I used DESeq2 to process RNA-seq data from different sources. And I found harsh batch effect when plotted PCA (different shapes of the figures represent 3 different batches, for example, ctr and PH.7d from different batches cluster apart):
I tried to remove it using limma package as described here:
> colData sample condition batch 1 100 PH.7d 1 .......... 7 75 ctr 1 8 SRR5035380 hblast.10.5 2 .......... 25 SRR5035397 hblast.18.5 2 26 SRR8437299 ctr 3 .......... 37 SRR8437324 PH.7d 3 vsd<-vst(dds) assay(vsd)<-limma::removeBatchEffect(assay(vsd),vsd$data1) data2<-plotPCA(vsd, intgroup=c('condition','batch'),returnData=T) data2<-as.data.frame(data2) percentVar<- round(100*attr(data2,'percentVar')) plot2<-qplot(PC1,PC2,color=condition,shape=batch,data=data2)

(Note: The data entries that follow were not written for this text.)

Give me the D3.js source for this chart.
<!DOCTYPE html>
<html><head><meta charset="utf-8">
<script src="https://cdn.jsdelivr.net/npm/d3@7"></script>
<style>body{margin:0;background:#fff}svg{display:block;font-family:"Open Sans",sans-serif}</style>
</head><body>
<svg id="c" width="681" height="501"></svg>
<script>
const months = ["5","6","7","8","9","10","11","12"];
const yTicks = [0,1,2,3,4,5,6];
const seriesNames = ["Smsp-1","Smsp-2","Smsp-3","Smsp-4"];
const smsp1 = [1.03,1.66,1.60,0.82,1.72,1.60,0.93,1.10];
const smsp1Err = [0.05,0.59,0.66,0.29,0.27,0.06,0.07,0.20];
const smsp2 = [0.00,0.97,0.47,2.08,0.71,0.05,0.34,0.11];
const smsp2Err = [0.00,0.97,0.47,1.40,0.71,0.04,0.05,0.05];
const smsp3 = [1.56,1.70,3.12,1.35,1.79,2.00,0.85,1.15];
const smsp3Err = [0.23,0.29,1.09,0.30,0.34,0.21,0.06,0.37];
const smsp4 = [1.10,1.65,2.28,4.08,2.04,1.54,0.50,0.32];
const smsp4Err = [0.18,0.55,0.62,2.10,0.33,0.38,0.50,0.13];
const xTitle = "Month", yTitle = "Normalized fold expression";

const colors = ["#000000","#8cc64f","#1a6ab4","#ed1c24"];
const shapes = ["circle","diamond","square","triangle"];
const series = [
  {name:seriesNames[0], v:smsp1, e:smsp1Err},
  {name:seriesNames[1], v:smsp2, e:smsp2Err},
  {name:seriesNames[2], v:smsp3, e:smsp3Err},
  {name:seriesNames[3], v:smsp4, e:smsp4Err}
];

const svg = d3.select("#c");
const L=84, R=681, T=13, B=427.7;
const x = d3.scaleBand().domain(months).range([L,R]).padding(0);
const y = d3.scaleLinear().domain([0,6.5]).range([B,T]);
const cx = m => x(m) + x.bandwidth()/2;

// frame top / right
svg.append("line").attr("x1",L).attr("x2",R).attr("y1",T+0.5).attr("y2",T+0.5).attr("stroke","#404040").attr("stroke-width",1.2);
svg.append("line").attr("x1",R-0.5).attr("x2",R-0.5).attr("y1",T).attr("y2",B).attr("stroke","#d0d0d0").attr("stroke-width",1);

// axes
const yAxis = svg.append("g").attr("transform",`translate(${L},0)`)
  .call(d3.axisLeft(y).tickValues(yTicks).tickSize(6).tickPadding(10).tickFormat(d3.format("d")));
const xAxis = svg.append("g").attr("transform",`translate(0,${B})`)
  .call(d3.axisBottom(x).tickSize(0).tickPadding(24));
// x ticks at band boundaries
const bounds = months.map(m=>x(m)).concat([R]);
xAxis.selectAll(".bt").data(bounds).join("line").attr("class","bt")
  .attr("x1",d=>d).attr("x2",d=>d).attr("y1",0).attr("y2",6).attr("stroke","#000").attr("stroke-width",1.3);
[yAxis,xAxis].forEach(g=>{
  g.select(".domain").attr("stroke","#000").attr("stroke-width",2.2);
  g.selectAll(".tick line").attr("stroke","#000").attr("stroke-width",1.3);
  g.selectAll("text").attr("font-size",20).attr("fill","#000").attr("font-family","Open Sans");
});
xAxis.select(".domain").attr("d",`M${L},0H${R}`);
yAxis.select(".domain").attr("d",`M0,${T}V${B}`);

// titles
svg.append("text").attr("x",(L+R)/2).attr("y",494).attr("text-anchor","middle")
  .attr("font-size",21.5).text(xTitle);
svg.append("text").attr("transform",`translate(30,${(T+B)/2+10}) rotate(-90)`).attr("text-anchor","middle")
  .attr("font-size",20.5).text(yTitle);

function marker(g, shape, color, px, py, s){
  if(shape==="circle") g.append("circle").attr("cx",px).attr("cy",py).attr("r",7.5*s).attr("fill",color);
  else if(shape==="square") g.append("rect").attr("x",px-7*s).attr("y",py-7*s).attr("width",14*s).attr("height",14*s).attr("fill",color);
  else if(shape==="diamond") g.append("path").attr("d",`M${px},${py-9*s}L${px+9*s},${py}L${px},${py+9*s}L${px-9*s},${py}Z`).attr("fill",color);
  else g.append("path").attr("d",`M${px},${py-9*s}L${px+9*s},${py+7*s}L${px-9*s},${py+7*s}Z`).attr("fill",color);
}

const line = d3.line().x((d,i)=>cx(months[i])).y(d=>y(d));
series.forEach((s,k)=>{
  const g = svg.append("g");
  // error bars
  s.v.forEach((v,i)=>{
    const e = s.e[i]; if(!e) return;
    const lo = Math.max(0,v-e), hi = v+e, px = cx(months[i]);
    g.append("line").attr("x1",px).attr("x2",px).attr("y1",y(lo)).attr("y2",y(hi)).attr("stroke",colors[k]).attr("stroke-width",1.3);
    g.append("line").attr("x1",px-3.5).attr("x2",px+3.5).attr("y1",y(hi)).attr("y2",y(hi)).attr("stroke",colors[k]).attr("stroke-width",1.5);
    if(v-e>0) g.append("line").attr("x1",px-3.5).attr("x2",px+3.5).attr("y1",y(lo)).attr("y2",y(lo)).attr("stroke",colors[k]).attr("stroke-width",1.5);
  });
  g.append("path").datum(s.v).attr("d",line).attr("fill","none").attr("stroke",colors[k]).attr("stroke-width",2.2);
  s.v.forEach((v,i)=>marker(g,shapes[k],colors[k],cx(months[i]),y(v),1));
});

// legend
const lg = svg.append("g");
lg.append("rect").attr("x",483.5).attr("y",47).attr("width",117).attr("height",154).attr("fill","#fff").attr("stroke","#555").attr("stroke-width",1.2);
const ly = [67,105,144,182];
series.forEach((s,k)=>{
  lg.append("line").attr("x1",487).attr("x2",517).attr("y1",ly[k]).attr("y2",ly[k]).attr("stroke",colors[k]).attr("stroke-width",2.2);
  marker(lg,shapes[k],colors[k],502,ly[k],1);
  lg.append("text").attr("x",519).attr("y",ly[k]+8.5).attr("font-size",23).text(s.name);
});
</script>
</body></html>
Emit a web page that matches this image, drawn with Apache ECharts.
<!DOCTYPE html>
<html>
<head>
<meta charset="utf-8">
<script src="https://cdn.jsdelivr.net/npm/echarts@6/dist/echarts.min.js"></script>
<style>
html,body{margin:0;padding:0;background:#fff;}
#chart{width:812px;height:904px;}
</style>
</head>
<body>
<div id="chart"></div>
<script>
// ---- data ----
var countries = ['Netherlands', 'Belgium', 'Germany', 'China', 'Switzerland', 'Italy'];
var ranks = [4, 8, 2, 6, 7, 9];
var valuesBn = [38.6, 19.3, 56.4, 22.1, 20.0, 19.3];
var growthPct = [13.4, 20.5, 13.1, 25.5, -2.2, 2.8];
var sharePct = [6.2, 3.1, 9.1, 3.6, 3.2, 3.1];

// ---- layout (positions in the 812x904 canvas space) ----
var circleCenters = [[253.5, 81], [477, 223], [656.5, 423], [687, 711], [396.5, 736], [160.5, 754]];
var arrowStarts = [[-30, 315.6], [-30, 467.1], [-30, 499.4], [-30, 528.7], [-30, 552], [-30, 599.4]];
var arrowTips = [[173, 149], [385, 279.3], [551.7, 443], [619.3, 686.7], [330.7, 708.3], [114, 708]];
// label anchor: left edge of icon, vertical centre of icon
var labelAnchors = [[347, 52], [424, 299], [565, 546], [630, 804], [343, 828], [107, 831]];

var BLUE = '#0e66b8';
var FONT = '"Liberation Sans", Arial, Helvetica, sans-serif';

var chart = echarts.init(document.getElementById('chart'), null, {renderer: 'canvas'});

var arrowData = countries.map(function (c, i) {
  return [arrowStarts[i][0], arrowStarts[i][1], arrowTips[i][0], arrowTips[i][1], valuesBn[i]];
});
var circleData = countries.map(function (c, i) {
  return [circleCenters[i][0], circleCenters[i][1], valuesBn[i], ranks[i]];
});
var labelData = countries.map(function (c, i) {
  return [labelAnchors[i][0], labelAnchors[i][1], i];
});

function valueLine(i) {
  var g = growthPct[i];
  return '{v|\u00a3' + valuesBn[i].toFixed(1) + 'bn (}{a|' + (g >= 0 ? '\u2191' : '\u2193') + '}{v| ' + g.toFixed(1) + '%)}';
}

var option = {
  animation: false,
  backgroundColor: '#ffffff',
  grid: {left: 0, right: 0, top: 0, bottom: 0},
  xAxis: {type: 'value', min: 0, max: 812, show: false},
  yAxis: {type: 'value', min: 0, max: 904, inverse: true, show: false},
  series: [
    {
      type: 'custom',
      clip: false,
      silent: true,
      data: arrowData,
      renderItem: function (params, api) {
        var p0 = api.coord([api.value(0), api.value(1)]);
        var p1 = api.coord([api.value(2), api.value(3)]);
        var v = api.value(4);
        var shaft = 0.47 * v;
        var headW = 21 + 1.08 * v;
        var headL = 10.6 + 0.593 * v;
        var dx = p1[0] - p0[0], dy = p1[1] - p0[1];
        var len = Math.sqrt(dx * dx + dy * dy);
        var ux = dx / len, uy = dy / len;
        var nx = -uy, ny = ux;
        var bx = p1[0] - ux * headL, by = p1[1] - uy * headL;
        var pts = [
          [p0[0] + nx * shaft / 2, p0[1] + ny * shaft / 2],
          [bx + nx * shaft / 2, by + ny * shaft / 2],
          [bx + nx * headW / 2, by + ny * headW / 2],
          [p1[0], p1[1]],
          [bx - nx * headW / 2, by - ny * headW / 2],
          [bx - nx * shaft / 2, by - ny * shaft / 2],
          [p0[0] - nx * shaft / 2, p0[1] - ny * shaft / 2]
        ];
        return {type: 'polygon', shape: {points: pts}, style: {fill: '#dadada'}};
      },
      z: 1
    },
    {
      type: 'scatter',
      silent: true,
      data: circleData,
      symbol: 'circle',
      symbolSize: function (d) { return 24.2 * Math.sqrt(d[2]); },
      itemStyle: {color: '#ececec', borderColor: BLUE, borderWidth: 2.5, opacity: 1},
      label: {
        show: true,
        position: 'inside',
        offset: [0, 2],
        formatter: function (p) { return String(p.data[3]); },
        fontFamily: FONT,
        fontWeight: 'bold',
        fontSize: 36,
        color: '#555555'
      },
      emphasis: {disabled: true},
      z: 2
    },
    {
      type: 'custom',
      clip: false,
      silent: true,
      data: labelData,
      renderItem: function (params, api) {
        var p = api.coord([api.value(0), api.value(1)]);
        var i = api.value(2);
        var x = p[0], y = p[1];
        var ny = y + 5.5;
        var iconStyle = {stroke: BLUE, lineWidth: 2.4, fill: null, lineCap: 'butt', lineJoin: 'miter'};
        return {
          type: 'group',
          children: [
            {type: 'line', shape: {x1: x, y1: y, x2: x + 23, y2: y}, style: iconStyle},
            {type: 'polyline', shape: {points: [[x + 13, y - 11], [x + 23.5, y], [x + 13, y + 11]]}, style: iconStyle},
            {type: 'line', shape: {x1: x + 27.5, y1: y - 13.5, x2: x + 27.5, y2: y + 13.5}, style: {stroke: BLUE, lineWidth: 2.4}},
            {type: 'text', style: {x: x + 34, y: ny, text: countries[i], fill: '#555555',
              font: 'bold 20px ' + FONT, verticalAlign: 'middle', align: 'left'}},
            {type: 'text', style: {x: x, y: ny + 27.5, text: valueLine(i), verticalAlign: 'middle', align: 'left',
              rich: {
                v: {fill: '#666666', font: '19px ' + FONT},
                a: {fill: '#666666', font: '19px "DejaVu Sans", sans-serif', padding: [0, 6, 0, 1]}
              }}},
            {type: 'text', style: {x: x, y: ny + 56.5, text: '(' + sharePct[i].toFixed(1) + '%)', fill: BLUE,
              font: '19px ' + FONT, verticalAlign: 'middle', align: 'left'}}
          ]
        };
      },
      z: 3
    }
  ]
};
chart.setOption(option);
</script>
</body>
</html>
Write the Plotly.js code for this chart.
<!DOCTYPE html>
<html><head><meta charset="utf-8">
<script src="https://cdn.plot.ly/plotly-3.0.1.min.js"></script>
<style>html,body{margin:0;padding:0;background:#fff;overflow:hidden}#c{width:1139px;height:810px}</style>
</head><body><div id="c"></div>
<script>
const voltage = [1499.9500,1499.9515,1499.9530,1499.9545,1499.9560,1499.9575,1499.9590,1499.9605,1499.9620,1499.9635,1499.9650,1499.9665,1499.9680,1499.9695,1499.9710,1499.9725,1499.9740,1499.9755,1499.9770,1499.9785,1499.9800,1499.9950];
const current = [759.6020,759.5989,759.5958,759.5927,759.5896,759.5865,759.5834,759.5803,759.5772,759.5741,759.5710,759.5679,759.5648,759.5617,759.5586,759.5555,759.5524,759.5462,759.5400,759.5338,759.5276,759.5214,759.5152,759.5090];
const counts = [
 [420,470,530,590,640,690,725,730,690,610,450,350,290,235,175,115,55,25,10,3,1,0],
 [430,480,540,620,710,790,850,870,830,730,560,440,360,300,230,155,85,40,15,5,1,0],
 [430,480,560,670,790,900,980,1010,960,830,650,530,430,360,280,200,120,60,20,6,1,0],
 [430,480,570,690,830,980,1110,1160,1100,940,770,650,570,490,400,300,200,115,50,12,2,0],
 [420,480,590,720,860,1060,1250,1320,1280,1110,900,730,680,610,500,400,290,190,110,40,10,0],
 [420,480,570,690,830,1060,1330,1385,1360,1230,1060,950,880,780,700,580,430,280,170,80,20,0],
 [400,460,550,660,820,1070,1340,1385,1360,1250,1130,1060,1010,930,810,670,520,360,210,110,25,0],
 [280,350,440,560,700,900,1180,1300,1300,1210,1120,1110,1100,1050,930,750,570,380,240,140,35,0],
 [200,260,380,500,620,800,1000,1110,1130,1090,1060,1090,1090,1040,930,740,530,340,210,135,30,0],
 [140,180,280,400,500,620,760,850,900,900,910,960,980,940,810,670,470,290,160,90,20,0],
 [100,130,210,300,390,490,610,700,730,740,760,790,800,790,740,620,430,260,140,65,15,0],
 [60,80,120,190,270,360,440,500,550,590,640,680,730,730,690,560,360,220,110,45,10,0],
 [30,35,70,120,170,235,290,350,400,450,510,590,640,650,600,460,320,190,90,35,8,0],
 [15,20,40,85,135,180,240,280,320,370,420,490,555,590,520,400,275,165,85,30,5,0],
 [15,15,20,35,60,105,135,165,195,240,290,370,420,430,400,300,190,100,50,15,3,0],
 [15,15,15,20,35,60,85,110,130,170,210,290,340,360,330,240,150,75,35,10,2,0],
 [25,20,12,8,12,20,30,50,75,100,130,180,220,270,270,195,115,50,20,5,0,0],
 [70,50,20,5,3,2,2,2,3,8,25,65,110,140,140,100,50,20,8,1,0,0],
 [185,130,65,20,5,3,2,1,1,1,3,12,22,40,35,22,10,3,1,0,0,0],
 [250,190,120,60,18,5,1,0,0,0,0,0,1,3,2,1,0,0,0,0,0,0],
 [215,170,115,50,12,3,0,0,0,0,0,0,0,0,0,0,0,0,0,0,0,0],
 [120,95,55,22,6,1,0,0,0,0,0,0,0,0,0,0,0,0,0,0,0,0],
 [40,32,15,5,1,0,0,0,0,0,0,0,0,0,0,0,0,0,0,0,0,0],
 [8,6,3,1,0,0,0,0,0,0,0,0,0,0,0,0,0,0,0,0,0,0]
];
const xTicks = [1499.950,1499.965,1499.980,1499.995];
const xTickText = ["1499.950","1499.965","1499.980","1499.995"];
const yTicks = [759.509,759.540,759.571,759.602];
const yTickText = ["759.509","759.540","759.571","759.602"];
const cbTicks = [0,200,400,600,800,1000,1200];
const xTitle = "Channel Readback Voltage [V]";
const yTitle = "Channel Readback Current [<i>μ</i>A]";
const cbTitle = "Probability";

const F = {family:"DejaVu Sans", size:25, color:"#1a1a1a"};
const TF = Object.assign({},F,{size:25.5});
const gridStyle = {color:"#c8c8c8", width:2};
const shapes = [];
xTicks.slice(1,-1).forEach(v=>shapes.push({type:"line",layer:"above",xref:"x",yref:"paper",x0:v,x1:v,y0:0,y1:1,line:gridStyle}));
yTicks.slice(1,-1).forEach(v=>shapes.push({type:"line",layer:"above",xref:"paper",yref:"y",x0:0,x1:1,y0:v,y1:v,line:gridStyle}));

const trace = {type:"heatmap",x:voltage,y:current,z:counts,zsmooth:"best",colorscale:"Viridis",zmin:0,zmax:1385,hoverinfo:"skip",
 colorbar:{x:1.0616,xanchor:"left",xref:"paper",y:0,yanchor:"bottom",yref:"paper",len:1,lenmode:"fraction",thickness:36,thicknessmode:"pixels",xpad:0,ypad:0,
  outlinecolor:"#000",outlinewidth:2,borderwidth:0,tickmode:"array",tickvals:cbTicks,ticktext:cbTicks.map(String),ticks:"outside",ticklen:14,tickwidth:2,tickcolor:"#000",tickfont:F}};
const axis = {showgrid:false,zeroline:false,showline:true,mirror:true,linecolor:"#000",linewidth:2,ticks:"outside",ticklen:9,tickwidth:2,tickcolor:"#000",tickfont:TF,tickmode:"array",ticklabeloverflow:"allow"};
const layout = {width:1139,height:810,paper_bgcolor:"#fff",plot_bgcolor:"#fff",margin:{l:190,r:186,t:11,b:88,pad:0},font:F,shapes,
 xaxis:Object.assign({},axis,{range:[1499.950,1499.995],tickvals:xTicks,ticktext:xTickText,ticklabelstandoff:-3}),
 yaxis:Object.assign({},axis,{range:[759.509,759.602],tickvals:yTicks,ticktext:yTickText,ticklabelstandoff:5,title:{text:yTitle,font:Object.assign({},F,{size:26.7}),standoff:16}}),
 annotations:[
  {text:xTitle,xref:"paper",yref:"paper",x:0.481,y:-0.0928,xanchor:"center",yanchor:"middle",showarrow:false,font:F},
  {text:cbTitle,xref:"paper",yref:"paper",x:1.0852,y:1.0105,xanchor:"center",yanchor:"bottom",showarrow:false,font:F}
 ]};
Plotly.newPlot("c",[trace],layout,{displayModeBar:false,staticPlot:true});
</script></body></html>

However, there is no changes when I plot the results:
What am I doing wrong?
Also, I tried to remove batch effect using design in DESeq:
ddsB=DESeqDataSetFromMatrix(countData = countData,colData = colData, design = ~batch+condition)
I'm getting this error:
Error in checkFullRank(modelMatrix) : the model matrix is not full rank, so the model cannot be fit as specified. One or more variables or interaction terms in the design formula are linear combinations of the others and must be removed.
Can somebody help me to solve it? Thanks in advance!